BEGIN Data shown

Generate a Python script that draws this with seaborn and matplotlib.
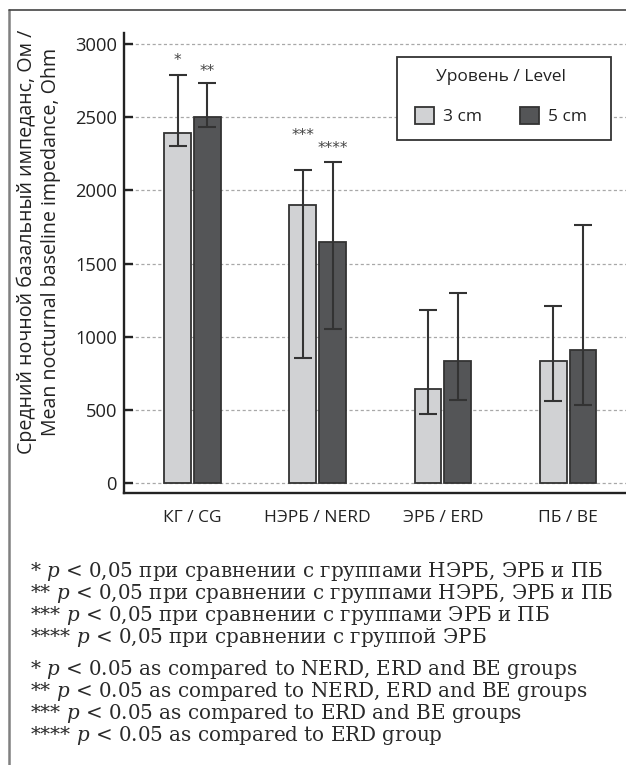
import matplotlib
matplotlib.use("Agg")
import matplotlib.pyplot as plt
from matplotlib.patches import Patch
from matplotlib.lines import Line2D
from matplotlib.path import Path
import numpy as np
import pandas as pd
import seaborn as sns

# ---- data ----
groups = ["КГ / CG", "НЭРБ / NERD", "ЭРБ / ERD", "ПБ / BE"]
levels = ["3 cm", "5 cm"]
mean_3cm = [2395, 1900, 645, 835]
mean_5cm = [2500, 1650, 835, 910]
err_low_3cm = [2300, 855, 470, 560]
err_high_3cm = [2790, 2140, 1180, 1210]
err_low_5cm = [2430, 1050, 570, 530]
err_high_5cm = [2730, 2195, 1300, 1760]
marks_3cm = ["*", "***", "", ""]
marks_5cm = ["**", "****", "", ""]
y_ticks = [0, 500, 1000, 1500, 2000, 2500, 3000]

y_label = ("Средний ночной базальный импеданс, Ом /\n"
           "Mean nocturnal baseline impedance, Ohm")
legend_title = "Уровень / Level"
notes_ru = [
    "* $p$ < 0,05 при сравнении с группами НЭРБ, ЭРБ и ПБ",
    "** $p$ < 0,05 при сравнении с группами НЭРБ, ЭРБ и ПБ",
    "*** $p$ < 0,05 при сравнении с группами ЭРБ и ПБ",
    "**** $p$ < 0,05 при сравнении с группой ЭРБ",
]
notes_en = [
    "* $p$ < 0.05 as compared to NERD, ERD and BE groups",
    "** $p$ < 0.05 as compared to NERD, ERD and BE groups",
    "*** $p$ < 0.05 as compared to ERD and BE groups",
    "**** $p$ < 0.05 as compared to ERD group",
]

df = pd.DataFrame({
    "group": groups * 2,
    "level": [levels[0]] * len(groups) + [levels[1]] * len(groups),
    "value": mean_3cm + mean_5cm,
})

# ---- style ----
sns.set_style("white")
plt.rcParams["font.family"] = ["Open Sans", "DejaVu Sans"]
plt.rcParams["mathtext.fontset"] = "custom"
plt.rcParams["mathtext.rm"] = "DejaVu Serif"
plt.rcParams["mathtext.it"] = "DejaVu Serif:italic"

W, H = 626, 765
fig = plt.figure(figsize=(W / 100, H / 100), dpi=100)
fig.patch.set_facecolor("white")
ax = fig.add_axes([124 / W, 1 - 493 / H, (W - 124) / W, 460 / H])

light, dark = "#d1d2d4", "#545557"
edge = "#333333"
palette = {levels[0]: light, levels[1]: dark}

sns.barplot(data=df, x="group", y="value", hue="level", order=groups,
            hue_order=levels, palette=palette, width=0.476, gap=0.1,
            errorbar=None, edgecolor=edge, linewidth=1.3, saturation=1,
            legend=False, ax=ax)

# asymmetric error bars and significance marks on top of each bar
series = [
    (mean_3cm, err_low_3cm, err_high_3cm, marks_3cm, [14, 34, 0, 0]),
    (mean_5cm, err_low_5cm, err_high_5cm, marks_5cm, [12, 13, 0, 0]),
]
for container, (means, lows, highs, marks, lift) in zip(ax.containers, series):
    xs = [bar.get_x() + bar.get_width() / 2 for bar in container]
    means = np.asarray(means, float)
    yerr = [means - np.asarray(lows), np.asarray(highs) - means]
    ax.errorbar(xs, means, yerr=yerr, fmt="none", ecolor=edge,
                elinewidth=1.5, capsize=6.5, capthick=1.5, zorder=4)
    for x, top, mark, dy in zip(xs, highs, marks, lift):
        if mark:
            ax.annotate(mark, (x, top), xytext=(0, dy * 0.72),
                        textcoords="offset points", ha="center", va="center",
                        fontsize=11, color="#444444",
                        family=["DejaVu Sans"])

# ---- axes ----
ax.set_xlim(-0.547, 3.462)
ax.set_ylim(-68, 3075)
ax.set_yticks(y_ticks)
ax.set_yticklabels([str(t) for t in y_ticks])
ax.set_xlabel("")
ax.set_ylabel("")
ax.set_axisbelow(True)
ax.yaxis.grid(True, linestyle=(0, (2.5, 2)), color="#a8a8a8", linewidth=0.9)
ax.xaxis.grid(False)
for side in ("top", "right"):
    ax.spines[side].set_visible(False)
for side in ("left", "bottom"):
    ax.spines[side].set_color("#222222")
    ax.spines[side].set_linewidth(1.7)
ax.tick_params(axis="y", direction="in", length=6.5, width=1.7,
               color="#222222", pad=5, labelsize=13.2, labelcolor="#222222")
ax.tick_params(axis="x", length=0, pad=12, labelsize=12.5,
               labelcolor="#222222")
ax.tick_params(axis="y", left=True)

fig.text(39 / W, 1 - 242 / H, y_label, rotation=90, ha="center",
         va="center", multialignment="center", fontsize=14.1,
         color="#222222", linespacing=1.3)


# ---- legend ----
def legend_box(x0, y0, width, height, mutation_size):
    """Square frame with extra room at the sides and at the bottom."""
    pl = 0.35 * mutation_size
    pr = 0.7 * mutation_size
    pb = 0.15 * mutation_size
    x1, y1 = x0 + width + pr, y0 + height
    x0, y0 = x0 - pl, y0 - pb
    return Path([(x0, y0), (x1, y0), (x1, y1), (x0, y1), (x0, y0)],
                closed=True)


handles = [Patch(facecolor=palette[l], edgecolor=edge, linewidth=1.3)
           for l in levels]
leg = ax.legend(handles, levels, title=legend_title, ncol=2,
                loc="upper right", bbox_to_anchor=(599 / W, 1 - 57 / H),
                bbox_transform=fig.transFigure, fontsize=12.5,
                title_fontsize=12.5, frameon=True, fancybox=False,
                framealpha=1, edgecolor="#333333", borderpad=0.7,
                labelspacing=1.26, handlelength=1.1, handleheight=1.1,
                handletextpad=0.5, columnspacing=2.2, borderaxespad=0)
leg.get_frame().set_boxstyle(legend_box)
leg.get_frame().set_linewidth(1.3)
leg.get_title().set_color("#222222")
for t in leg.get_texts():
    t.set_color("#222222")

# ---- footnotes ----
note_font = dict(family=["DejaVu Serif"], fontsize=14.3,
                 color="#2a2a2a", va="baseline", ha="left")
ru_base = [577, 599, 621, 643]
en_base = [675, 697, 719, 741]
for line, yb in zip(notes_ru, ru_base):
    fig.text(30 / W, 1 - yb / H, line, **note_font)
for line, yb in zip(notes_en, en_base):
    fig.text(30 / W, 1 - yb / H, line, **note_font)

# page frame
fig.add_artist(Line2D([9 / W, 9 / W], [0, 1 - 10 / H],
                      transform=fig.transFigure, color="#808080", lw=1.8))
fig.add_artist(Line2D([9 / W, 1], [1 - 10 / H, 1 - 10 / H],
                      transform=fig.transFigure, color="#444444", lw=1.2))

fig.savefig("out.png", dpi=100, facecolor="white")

END Data shown

* _What the task requires_
Please take the lines from the beginning of the data above through the line holding "y_ticks = [0, 500, 1000, 1500, 2000, 2500, 3000]" and transcribe them exactly, without any pictures.

* _Solution to this task_
Generate a Python script that draws this with seaborn and matplotlib.
import matplotlib
matplotlib.use("Agg")
import matplotlib.pyplot as plt
from matplotlib.patches import Patch
from matplotlib.lines import Line2D
from matplotlib.path import Path
import numpy as np
import pandas as pd
import seaborn as sns

# ---- data ----
groups = ["КГ / CG", "НЭРБ / NERD", "ЭРБ / ERD", "ПБ / BE"]
levels = ["3 cm", "5 cm"]
mean_3cm = [2395, 1900, 645, 835]
mean_5cm = [2500, 1650, 835, 910]
err_low_3cm = [2300, 855, 470, 560]
err_high_3cm = [2790, 2140, 1180, 1210]
err_low_5cm = [2430, 1050, 570, 530]
err_high_5cm = [2730, 2195, 1300, 1760]
marks_3cm = ["*", "***", "", ""]
marks_5cm = ["**", "****", "", ""]
y_ticks = [0, 500, 1000, 1500, 2000, 2500, 3000]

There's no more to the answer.